What to produce: Make an exact copy of the lines, leaving the pictures out.

## Begin

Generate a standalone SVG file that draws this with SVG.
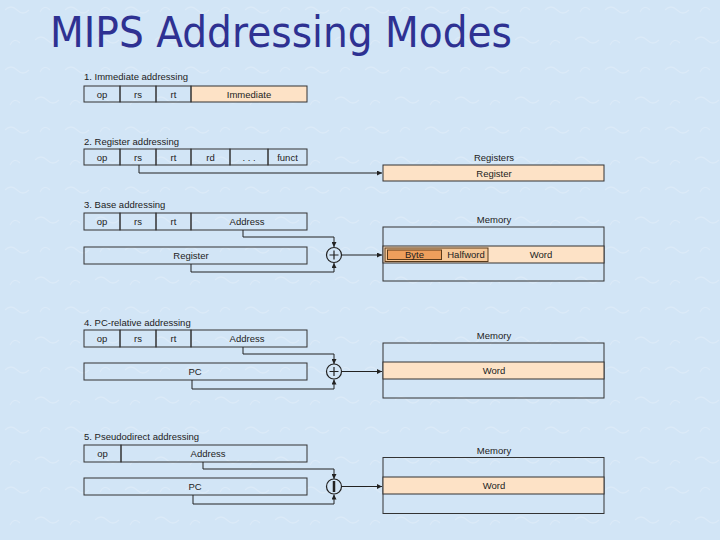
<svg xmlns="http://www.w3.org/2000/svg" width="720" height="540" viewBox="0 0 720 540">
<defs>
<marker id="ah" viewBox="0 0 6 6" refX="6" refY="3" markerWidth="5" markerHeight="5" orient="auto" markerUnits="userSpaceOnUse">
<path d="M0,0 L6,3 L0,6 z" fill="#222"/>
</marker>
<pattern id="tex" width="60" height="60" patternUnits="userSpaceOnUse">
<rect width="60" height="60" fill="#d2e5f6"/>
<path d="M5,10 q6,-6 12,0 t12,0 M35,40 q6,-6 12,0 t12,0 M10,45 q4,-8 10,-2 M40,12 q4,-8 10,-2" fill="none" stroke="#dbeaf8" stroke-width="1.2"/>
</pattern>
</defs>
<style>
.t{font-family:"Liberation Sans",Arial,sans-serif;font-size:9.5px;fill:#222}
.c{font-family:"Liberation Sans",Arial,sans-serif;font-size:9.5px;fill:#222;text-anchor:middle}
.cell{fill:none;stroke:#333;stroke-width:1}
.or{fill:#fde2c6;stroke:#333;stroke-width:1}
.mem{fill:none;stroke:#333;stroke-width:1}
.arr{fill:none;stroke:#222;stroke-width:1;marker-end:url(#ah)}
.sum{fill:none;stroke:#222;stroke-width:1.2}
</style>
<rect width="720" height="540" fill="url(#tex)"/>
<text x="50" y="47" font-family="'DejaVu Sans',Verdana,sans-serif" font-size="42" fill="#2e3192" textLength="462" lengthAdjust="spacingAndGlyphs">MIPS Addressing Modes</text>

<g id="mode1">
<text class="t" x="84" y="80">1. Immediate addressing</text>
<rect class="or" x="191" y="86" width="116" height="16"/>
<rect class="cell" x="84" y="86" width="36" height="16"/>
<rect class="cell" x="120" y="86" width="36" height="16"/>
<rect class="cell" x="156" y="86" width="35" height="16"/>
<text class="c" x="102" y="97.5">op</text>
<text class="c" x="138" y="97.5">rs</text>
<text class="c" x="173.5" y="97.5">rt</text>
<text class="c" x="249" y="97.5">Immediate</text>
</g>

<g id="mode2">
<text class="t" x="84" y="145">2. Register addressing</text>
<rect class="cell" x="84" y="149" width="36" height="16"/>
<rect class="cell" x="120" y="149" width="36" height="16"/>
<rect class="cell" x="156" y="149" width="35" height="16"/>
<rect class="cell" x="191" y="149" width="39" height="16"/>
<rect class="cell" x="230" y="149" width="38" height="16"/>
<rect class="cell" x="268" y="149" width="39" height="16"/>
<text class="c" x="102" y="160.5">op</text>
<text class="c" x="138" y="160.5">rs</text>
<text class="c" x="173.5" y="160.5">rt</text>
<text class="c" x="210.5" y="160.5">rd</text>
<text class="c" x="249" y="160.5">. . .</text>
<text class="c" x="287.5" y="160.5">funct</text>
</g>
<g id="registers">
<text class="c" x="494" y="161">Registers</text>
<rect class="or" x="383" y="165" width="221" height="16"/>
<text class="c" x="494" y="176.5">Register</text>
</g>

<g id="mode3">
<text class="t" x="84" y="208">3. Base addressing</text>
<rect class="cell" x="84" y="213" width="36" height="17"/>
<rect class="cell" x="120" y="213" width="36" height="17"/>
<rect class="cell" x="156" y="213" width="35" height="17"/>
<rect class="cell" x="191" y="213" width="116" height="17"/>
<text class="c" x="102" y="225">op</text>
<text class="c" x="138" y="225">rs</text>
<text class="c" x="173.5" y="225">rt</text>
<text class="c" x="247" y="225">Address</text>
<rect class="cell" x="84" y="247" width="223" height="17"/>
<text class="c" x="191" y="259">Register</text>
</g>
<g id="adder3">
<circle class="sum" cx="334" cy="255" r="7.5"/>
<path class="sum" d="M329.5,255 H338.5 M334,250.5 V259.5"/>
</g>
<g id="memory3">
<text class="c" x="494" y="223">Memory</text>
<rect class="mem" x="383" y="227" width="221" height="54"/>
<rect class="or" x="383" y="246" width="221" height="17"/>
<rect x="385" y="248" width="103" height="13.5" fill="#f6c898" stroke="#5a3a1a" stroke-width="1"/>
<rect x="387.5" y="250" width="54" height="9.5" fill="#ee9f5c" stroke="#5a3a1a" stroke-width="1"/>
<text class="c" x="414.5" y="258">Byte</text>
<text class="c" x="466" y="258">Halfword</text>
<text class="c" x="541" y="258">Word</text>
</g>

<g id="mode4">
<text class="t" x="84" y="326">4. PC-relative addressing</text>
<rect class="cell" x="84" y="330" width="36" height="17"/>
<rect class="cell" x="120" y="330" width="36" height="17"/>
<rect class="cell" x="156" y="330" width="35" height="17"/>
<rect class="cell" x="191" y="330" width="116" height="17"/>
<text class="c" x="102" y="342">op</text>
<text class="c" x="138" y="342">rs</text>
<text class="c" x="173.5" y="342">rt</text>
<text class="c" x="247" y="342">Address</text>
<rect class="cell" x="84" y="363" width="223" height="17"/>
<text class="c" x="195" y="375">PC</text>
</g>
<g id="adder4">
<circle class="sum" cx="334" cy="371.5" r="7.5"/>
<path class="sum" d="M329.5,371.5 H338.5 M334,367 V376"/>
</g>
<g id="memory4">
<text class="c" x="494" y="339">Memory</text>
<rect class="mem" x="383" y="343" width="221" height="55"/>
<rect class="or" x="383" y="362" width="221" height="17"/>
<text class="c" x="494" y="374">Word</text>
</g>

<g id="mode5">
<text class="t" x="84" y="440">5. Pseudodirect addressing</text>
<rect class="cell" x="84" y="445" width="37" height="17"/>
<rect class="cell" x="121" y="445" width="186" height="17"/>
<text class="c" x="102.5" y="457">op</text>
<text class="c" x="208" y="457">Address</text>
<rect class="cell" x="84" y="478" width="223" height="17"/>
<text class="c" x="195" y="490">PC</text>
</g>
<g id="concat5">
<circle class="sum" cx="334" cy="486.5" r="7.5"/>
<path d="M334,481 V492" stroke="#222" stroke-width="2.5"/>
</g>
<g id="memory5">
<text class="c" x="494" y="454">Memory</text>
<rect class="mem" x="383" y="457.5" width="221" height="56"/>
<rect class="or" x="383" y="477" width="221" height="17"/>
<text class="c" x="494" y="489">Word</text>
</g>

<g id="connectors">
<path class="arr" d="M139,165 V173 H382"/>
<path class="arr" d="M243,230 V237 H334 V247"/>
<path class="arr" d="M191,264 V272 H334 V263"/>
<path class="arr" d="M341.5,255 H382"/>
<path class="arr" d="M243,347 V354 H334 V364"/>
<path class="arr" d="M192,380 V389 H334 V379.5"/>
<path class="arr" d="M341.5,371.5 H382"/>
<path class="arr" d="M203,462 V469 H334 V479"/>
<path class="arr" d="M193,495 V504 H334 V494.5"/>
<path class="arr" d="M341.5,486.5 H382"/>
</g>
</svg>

## End

Finished exercise:
Generate a standalone SVG file that draws this with SVG.
<svg xmlns="http://www.w3.org/2000/svg" width="720" height="540" viewBox="0 0 720 540">
<defs>
<marker id="ah" viewBox="0 0 6 6" refX="6" refY="3" markerWidth="5" markerHeight="5" orient="auto" markerUnits="userSpaceOnUse">
<path d="M0,0 L6,3 L0,6 z" fill="#222"/>
</marker>
<pattern id="tex" width="60" height="60" patternUnits="userSpaceOnUse">
<rect width="60" height="60" fill="#d2e5f6"/>
<path d="M5,10 q6,-6 12,0 t12,0 M35,40 q6,-6 12,0 t12,0 M10,45 q4,-8 10,-2 M40,12 q4,-8 10,-2" fill="none" stroke="#dbeaf8" stroke-width="1.2"/>
</pattern>
</defs>
<style>
.t{font-family:"Liberation Sans",Arial,sans-serif;font-size:9.5px;fill:#222}
.c{font-family:"Liberation Sans",Arial,sans-serif;font-size:9.5px;fill:#222;text-anchor:middle}
.cell{fill:none;stroke:#333;stroke-width:1}
.or{fill:#fde2c6;stroke:#333;stroke-width:1}
.mem{fill:none;stroke:#333;stroke-width:1}
.arr{fill:none;stroke:#222;stroke-width:1;marker-end:url(#ah)}
.sum{fill:none;stroke:#222;stroke-width:1.2}
</style>
<rect width="720" height="540" fill="url(#tex)"/>
<text x="50" y="47" font-family="'DejaVu Sans',Verdana,sans-serif" font-size="42" fill="#2e3192" textLength="462" lengthAdjust="spacingAndGlyphs">MIPS Addressing Modes</text>

<g id="mode1">
<text class="t" x="84" y="80">1. Immediate addressing</text>
<rect class="or" x="191" y="86" width="116" height="16"/>
<rect class="cell" x="84" y="86" width="36" height="16"/>
<rect class="cell" x="120" y="86" width="36" height="16"/>
<rect class="cell" x="156" y="86" width="35" height="16"/>
<text class="c" x="102" y="97.5">op</text>
<text class="c" x="138" y="97.5">rs</text>
<text class="c" x="173.5" y="97.5">rt</text>
<text class="c" x="249" y="97.5">Immediate</text>
</g>

<g id="mode2">
<text class="t" x="84" y="145">2. Register addressing</text>
<rect class="cell" x="84" y="149" width="36" height="16"/>
<rect class="cell" x="120" y="149" width="36" height="16"/>
<rect class="cell" x="156" y="149" width="35" height="16"/>
<rect class="cell" x="191" y="149" width="39" height="16"/>
<rect class="cell" x="230" y="149" width="38" height="16"/>
<rect class="cell" x="268" y="149" width="39" height="16"/>
<text class="c" x="102" y="160.5">op</text>
<text class="c" x="138" y="160.5">rs</text>
<text class="c" x="173.5" y="160.5">rt</text>
<text class="c" x="210.5" y="160.5">rd</text>
<text class="c" x="249" y="160.5">. . .</text>
<text class="c" x="287.5" y="160.5">funct</text>
</g>
<g id="registers">
<text class="c" x="494" y="161">Registers</text>
<rect class="or" x="383" y="165" width="221" height="16"/>
<text class="c" x="494" y="176.5">Register</text>
</g>

<g id="mode3">
<text class="t" x="84" y="208">3. Base addressing</text>
<rect class="cell" x="84" y="213" width="36" height="17"/>
<rect class="cell" x="120" y="213" width="36" height="17"/>
<rect class="cell" x="156" y="213" width="35" height="17"/>
<rect class="cell" x="191" y="213" width="116" height="17"/>
<text class="c" x="102" y="225">op</text>
<text class="c" x="138" y="225">rs</text>
<text class="c" x="173.5" y="225">rt</text>
<text class="c" x="247" y="225">Address</text>
<rect class="cell" x="84" y="247" width="223" height="17"/>
<text class="c" x="191" y="259">Register</text>
</g>
<g id="adder3">
<circle class="sum" cx="334" cy="255" r="7.5"/>
<path class="sum" d="M329.5,255 H338.5 M334,250.5 V259.5"/>
</g>
<g id="memory3">
<text class="c" x="494" y="223">Memory</text>
<rect class="mem" x="383" y="227" width="221" height="54"/>
<rect class="or" x="383" y="246" width="221" height="17"/>
<rect x="385" y="248" width="103" height="13.5" fill="#f6c898" stroke="#5a3a1a" stroke-width="1"/>
<rect x="387.5" y="250" width="54" height="9.5" fill="#ee9f5c" stroke="#5a3a1a" stroke-width="1"/>
<text class="c" x="414.5" y="258">Byte</text>
<text class="c" x="466" y="258">Halfword</text>
<text class="c" x="541" y="258">Word</text>
</g>

<g id="mode4">
<text class="t" x="84" y="326">4. PC-relative addressing</text>
<rect class="cell" x="84" y="330" width="36" height="17"/>
<rect class="cell" x="120" y="330" width="36" height="17"/>
<rect class="cell" x="156" y="330" width="35" height="17"/>
<rect class="cell" x="191" y="330" width="116" height="17"/>
<text class="c" x="102" y="342">op</text>
<text class="c" x="138" y="342">rs</text>
<text class="c" x="173.5" y="342">rt</text>
<text class="c" x="247" y="342">Address</text>
<rect class="cell" x="84" y="363" width="223" height="17"/>
<text class="c" x="195" y="375">PC</text>
</g>
<g id="adder4">
<circle class="sum" cx="334" cy="371.5" r="7.5"/>
<path class="sum" d="M329.5,371.5 H338.5 M334,367 V376"/>
</g>
<g id="memory4">
<text class="c" x="494" y="339">Memory</text>
<rect class="mem" x="383" y="343" width="221" height="55"/>
<rect class="or" x="383" y="362" width="221" height="17"/>
<text class="c" x="494" y="374">Word</text>
</g>

<g id="mode5">
<text class="t" x="84" y="440">5. Pseudodirect addressing</text>
<rect class="cell" x="84" y="445" width="37" height="17"/>
<rect class="cell" x="121" y="445" width="186" height="17"/>
<text class="c" x="102.5" y="457">op</text>
<text class="c" x="208" y="457">Address</text>
<rect class="cell" x="84" y="478" width="223" height="17"/>
<text class="c" x="195" y="490">PC</text>
</g>
<g id="concat5">
<circle class="sum" cx="334" cy="486.5" r="7.5"/>
<path d="M334,481 V492" stroke="#222" stroke-width="2.5"/>
</g>
<g id="memory5">
<text class="c" x="494" y="454">Memory</text>
<rect class="mem" x="383" y="457.5" width="221" height="56"/>
<rect class="or" x="383" y="477" width="221" height="17"/>
<text class="c" x="494" y="489">Word</text>
</g>

<g id="connectors">
<path class="arr" d="M139,165 V173 H382"/>
<path class="arr" d="M243,230 V237 H334 V247"/>
<path class="arr" d="M191,264 V272 H334 V263"/>
<path class="arr" d="M341.5,255 H382"/>
<path class="arr" d="M243,347 V354 H334 V364"/>
<path class="arr" d="M192,380 V389 H334 V379.5"/>
<path class="arr" d="M341.5,371.5 H382"/>
<path class="arr" d="M203,462 V469 H334 V479"/>
<path class="arr" d="M193,495 V504 H334 V494.5"/>
<path class="arr" d="M341.5,486.5 H382"/>
</g>
</svg>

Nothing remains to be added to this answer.